>> Begin

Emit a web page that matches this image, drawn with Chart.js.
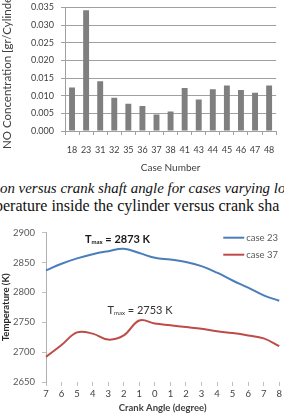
<!DOCTYPE html>
<html>
<head>
<meta charset="utf-8">
<script src="https://cdn.jsdelivr.net/npm/chart.js@4.4.1/dist/chart.umd.min.js"></script>
<style>
  html, body { margin:0; padding:0; background:#fff; }
  body { width:284px; height:415px; overflow:hidden; position:relative; }
  .box { position:absolute; left:0; width:284px; }
  .cap { position:absolute; white-space:nowrap; color:#111; font-family:'Liberation Serif', 'DejaVu Serif', serif; line-height:1.1; }
</style>
</head>
<body>
<div class="box" style="top:-5px;height:184px"><canvas id="barChart"></canvas></div>
<div class="cap" style="left:0;top:180px;font-size:14.9px;font-style:italic;">on versus crank shaft angle for cases varying lo</div>
<div class="cap" style="left:-5px;top:197px;font-size:16px;">perature inside the cylinder versus crank sha</div>
<div class="box" style="top:220px;height:195px"><canvas id="lineChart"></canvas></div>
<script>
// ---- Data: NO concentration per case ----
const caseNumbers = ['18','23','31','32','35','36','37','38','41','43','44','45','46','47','48'];
const noConcentration = [0.0123, 0.0342, 0.0141, 0.0094, 0.0077, 0.0071, 0.0047, 0.0055, 0.0122, 0.0089, 0.0118, 0.0129, 0.0116, 0.0108, 0.0129];
const noTicks = [0, 0.005, 0.010, 0.015, 0.020, 0.025, 0.030, 0.035];

// ---- Data: temperature vs crank angle ----
const crankLabels = ['7','6','5','4','3','2','1','0','1','2','3','4','5','6','7','8'];
const tempCase23 = [2837, 2848, 2857, 2864, 2869, 2873, 2866, 2858, 2855, 2851, 2844, 2833, 2820, 2808, 2795, 2786];
const tempCase37 = [2692, 2712, 2733, 2731, 2721, 2728, 2753, 2748, 2745, 2742, 2739, 2735, 2732, 2728, 2723, 2710];
const tempTicks = [2650, 2700, 2750, 2800, 2850, 2900];
const seriesNames = ['case 23', 'case 37'];
const tmaxValues = [2873, 2753];

const FONT = 'Lato, "Open Sans", sans-serif';

new Chart(document.getElementById('barChart'), {
  type: 'bar',
  data: {
    labels: caseNumbers,
    datasets: [{ data: noConcentration, backgroundColor: '#7f7f7f', categoryPercentage: 0.42, barPercentage: 1 }]
  },
  options: {
    responsive: true, maintainAspectRatio: false, animation: false, devicePixelRatio: 1,
    layout: { padding: { top: 2, right: 5, left: 0, bottom: 0 } },
    plugins: { legend: { display: false }, tooltip: { enabled: false } },
    scales: {
      x: {
        offset: true,
        afterFit: s => { s.height = 48; },
        grid: { display: true, drawOnChartArea: false, drawTicks: true, tickLength: 4, color: '#a0a0a0', offset: true },
        border: { display: true, color: '#a0a0a0' },
        ticks: { font: { family: FONT, size: 9 }, color: '#404040', padding: 9.5, autoSkip: false, maxRotation: 0 },
        title: { display: true, text: 'Case Number', font: { family: FONT, size: 10 }, color: '#404040', padding: { top: 4, bottom: 5 } }
      },
      y: {
        min: 0, max: 0.035,
        afterFit: s => { s.width = 65; },
        afterBuildTicks: s => { s.ticks = noTicks.map(v => ({ value: v })); },
        grid: { color: '#a0a0a0', tickLength: 4 },
        border: { display: true, color: '#a0a0a0' },
        ticks: { font: { family: FONT, size: 9 }, color: '#404040', padding: 7, callback: v => Number(v).toFixed(3) },
        title: { display: true, text: 'NO Concentration [gr/Cylinder]', font: { family: FONT, size: 11.5 }, color: '#404040', padding: { top: 0, bottom: 4 } }
      }
    }
  }
});

const annotations = [
  { ds: 0, xIndex: 4.6, yValue: 2889, bold: true, color: '#1a1a1a' },
  { ds: 1, xIndex: 6.05, yValue: 2771, bold: false, color: '#333333' }
];

const overlayPlugin = {
  id: 'overlay',
  afterDatasetsDraw(chart) {
    const ctx = chart.ctx, xs = chart.scales.x, ys = chart.scales.y, ca = chart.chartArea;
    ctx.save();
    chart.data.datasets.forEach((d, i) => {
      const y = ca.top + 5 + i * 17;
      const x0 = ca.right - 56;
      ctx.strokeStyle = d.borderColor; ctx.lineWidth = 2;
      ctx.beginPath(); ctx.moveTo(x0, y); ctx.lineTo(x0 + 21, y); ctx.stroke();
      ctx.fillStyle = '#595959'; ctx.font = '9.5px ' + FONT;
      ctx.textBaseline = 'middle'; ctx.textAlign = 'left';
      ctx.fillText(d.label, x0 + 23, y);
    });
    annotations.forEach((a, i) => {
      const p0 = xs.getPixelForValue(Math.floor(a.xIndex));
      const p1 = xs.getPixelForValue(Math.floor(a.xIndex) + 1);
      const cx = p0 + (p1 - p0) * (a.xIndex - Math.floor(a.xIndex));
      const cy = ys.getPixelForValue(a.yValue);
      const w = a.bold ? 'bold ' : '';
      const bigF = w + '11px ' + FONT, smallF = w + '6px ' + FONT;
      const rest = ' = ' + tmaxValues[i] + ' K';
      ctx.font = bigF; const wT = ctx.measureText('T').width; const wR = ctx.measureText(rest).width;
      ctx.font = smallF; const wS = ctx.measureText('max').width;
      let x = cx - (wT + wS + wR) / 2;
      ctx.fillStyle = a.color; ctx.textBaseline = 'alphabetic'; ctx.textAlign = 'left';
      const base = cy + 4;
      ctx.font = bigF; ctx.fillText('T', x, base); x += wT;
      ctx.font = smallF; ctx.fillText('max', x, base + 1); x += wS;
      ctx.font = bigF; ctx.fillText(rest, x, base);
    });
    ctx.restore();
  }
};

new Chart(document.getElementById('lineChart'), {
  type: 'line',
  data: {
    labels: crankLabels,
    datasets: [
      { label: seriesNames[0], data: tempCase23, borderColor: '#4a7ebb', borderWidth: 2, pointRadius: 0, tension: 0.4, fill: false },
      { label: seriesNames[1], data: tempCase37, borderColor: '#be4b48', borderWidth: 2, pointRadius: 0, tension: 0.4, fill: false }
    ]
  },
  options: {
    responsive: true, maintainAspectRatio: false, animation: false, devicePixelRatio: 1,
    layout: { padding: { top: 2, right: 4, left: 0, bottom: 0 } },
    plugins: { legend: { display: false }, tooltip: { enabled: false } },
    scales: {
      x: {
        offset: false,
        afterFit: s => { s.height = 33; },
        grid: { display: true, drawOnChartArea: false, drawTicks: true, tickLength: 4, color: '#bfbfbf' },
        border: { display: false },
        ticks: { font: { family: FONT, size: 9.5 }, color: '#404040', padding: 2, autoSkip: false, maxRotation: 0 },
        title: { display: true, text: 'Crank Angle (degree)', font: { family: FONT, size: 9.5, weight: 'bold' }, color: '#404040', padding: { top: 2, bottom: 1.5 } }
      },
      y: {
        min: 2650, max: 2900,
        afterFit: s => { s.width = 46; },
        afterBuildTicks: s => { s.ticks = tempTicks.map(v => ({ value: v })); },
        grid: { display: true, drawOnChartArea: false, tickLength: 4, color: '#bfbfbf' },
        border: { display: true, color: '#b0b0b0' },
        ticks: { font: { family: FONT, size: 9.5 }, color: '#595959', padding: 7, callback: v => String(v) },
        title: { display: true, text: 'Temperature (K)', font: { family: FONT, size: 9.5, weight: 'bold' }, color: '#262626', padding: { top: 0, bottom: 3 } }
      }
    }
  },
  plugins: [overlayPlugin]
});
</script>
</body>
</html>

>> End

_PROBLEM TO WORK ON:_ Give an exact reproduction of every line, leaving out any picture.

_SOLUTION:_
Emit a web page that matches this image, drawn with Chart.js.
<!DOCTYPE html>
<html>
<head>
<meta charset="utf-8">
<script src="https://cdn.jsdelivr.net/npm/chart.js@4.4.1/dist/chart.umd.min.js"></script>
<style>
  html, body { margin:0; padding:0; background:#fff; }
  body { width:284px; height:415px; overflow:hidden; position:relative; }
  .box { position:absolute; left:0; width:284px; }
  .cap { position:absolute; white-space:nowrap; color:#111; font-family:'Liberation Serif', 'DejaVu Serif', serif; line-height:1.1; }
</style>
</head>
<body>
<div class="box" style="top:-5px;height:184px"><canvas id="barChart"></canvas></div>
<div class="cap" style="left:0;top:180px;font-size:14.9px;font-style:italic;">on versus crank shaft angle for cases varying lo</div>
<div class="cap" style="left:-5px;top:197px;font-size:16px;">perature inside the cylinder versus crank sha</div>
<div class="box" style="top:220px;height:195px"><canvas id="lineChart"></canvas></div>
<script>
// ---- Data: NO concentration per case ----
const caseNumbers = ['18','23','31','32','35','36','37','38','41','43','44','45','46','47','48'];
const noConcentration = [0.0123, 0.0342, 0.0141, 0.0094, 0.0077, 0.0071, 0.0047, 0.0055, 0.0122, 0.0089, 0.0118, 0.0129, 0.0116, 0.0108, 0.0129];
const noTicks = [0, 0.005, 0.010, 0.015, 0.020, 0.025, 0.030, 0.035];

// ---- Data: temperature vs crank angle ----
const crankLabels = ['7','6','5','4','3','2','1','0','1','2','3','4','5','6','7','8'];
const tempCase23 = [2837, 2848, 2857, 2864, 2869, 2873, 2866, 2858, 2855, 2851, 2844, 2833, 2820, 2808, 2795, 2786];
const tempCase37 = [2692, 2712, 2733, 2731, 2721, 2728, 2753, 2748, 2745, 2742, 2739, 2735, 2732, 2728, 2723, 2710];
const tempTicks = [2650, 2700, 2750, 2800, 2850, 2900];
const seriesNames = ['case 23', 'case 37'];
const tmaxValues = [2873, 2753];

const FONT = 'Lato, "Open Sans", sans-serif';

new Chart(document.getElementById('barChart'), {
  type: 'bar',
  data: {
    labels: caseNumbers,
    datasets: [{ data: noConcentration, backgroundColor: '#7f7f7f', categoryPercentage: 0.42, barPercentage: 1 }]
  },
  options: {
    responsive: true, maintainAspectRatio: false, animation: false, devicePixelRatio: 1,
    layout: { padding: { top: 2, right: 5, left: 0, bottom: 0 } },
    plugins: { legend: { display: false }, tooltip: { enabled: false } },
    scales: {
      x: {
        offset: true,
        afterFit: s => { s.height = 48; },
        grid: { display: true, drawOnChartArea: false, drawTicks: true, tickLength: 4, color: '#a0a0a0', offset: true },
        border: { display: true, color: '#a0a0a0' },
        ticks: { font: { family: FONT, size: 9 }, color: '#404040', padding: 9.5, autoSkip: false, maxRotation: 0 },
        title: { display: true, text: 'Case Number', font: { family: FONT, size: 10 }, color: '#404040', padding: { top: 4, bottom: 5 } }
      },
      y: {
        min: 0, max: 0.035,
        afterFit: s => { s.width = 65; },
        afterBuildTicks: s => { s.ticks = noTicks.map(v => ({ value: v })); },
        grid: { color: '#a0a0a0', tickLength: 4 },
        border: { display: true, color: '#a0a0a0' },
        ticks: { font: { family: FONT, size: 9 }, color: '#404040', padding: 7, callback: v => Number(v).toFixed(3) },
        title: { display: true, text: 'NO Concentration [gr/Cylinder]', font: { family: FONT, size: 11.5 }, color: '#404040', padding: { top: 0, bottom: 4 } }
      }
    }
  }
});

const annotations = [
  { ds: 0, xIndex: 4.6, yValue: 2889, bold: true, color: '#1a1a1a' },
  { ds: 1, xIndex: 6.05, yValue: 2771, bold: false, color: '#333333' }
];

const overlayPlugin = {
  id: 'overlay',
  afterDatasetsDraw(chart) {
    const ctx = chart.ctx, xs = chart.scales.x, ys = chart.scales.y, ca = chart.chartArea;
    ctx.save();
    chart.data.datasets.forEach((d, i) => {
      const y = ca.top + 5 + i * 17;
      const x0 = ca.right - 56;
      ctx.strokeStyle = d.borderColor; ctx.lineWidth = 2;
      ctx.beginPath(); ctx.moveTo(x0, y); ctx.lineTo(x0 + 21, y); ctx.stroke();
      ctx.fillStyle = '#595959'; ctx.font = '9.5px ' + FONT;
      ctx.textBaseline = 'middle'; ctx.textAlign = 'left';
      ctx.fillText(d.label, x0 + 23, y);
    });
    annotations.forEach((a, i) => {
      const p0 = xs.getPixelForValue(Math.floor(a.xIndex));
      const p1 = xs.getPixelForValue(Math.floor(a.xIndex) + 1);
      const cx = p0 + (p1 - p0) * (a.xIndex - Math.floor(a.xIndex));
      const cy = ys.getPixelForValue(a.yValue);
      const w = a.bold ? 'bold ' : '';
      const bigF = w + '11px ' + FONT, smallF = w + '6px ' + FONT;
      const rest = ' = ' + tmaxValues[i] + ' K';
      ctx.font = bigF; const wT = ctx.measureText('T').width; const wR = ctx.measureText(rest).width;
      ctx.font = smallF; const wS = ctx.measureText('max').width;
      let x = cx - (wT + wS + wR) / 2;
      ctx.fillStyle = a.color; ctx.textBaseline = 'alphabetic'; ctx.textAlign = 'left';
      const base = cy + 4;
      ctx.font = bigF; ctx.fillText('T', x, base); x += wT;
      ctx.font = smallF; ctx.fillText('max', x, base + 1); x += wS;
      ctx.font = bigF; ctx.fillText(rest, x, base);
    });
    ctx.restore();
  }
};

new Chart(document.getElementById('lineChart'), {
  type: 'line',
  data: {
    labels: crankLabels,
    datasets: [
      { label: seriesNames[0], data: tempCase23, borderColor: '#4a7ebb', borderWidth: 2, pointRadius: 0, tension: 0.4, fill: false },
      { label: seriesNames[1], data: tempCase37, borderColor: '#be4b48', borderWidth: 2, pointRadius: 0, tension: 0.4, fill: false }
    ]
  },
  options: {
    responsive: true, maintainAspectRatio: false, animation: false, devicePixelRatio: 1,
    layout: { padding: { top: 2, right: 4, left: 0, bottom: 0 } },
    plugins: { legend: { display: false }, tooltip: { enabled: false } },
    scales: {
      x: {
        offset: false,
        afterFit: s => { s.height = 33; },
        grid: { display: true, drawOnChartArea: false, drawTicks: true, tickLength: 4, color: '#bfbfbf' },
        border: { display: false },
        ticks: { font: { family: FONT, size: 9.5 }, color: '#404040', padding: 2, autoSkip: false, maxRotation: 0 },
        title: { display: true, text: 'Crank Angle (degree)', font: { family: FONT, size: 9.5, weight: 'bold' }, color: '#404040', padding: { top: 2, bottom: 1.5 } }
      },
      y: {
        min: 2650, max: 2900,
        afterFit: s => { s.width = 46; },
        afterBuildTicks: s => { s.ticks = tempTicks.map(v => ({ value: v })); },
        grid: { display: true, drawOnChartArea: false, tickLength: 4, color: '#bfbfbf' },
        border: { display: true, color: '#b0b0b0' },
        ticks: { font: { family: FONT, size: 9.5 }, color: '#595959', padding: 7, callback: v => String(v) },
        title: { display: true, text: 'Temperature (K)', font: { family: FONT, size: 9.5, weight: 'bold' }, color: '#262626', padding: { top: 0, bottom: 3 } }
      }
    }
  },
  plugins: [overlayPlugin]
});
</script>
</body>
</html>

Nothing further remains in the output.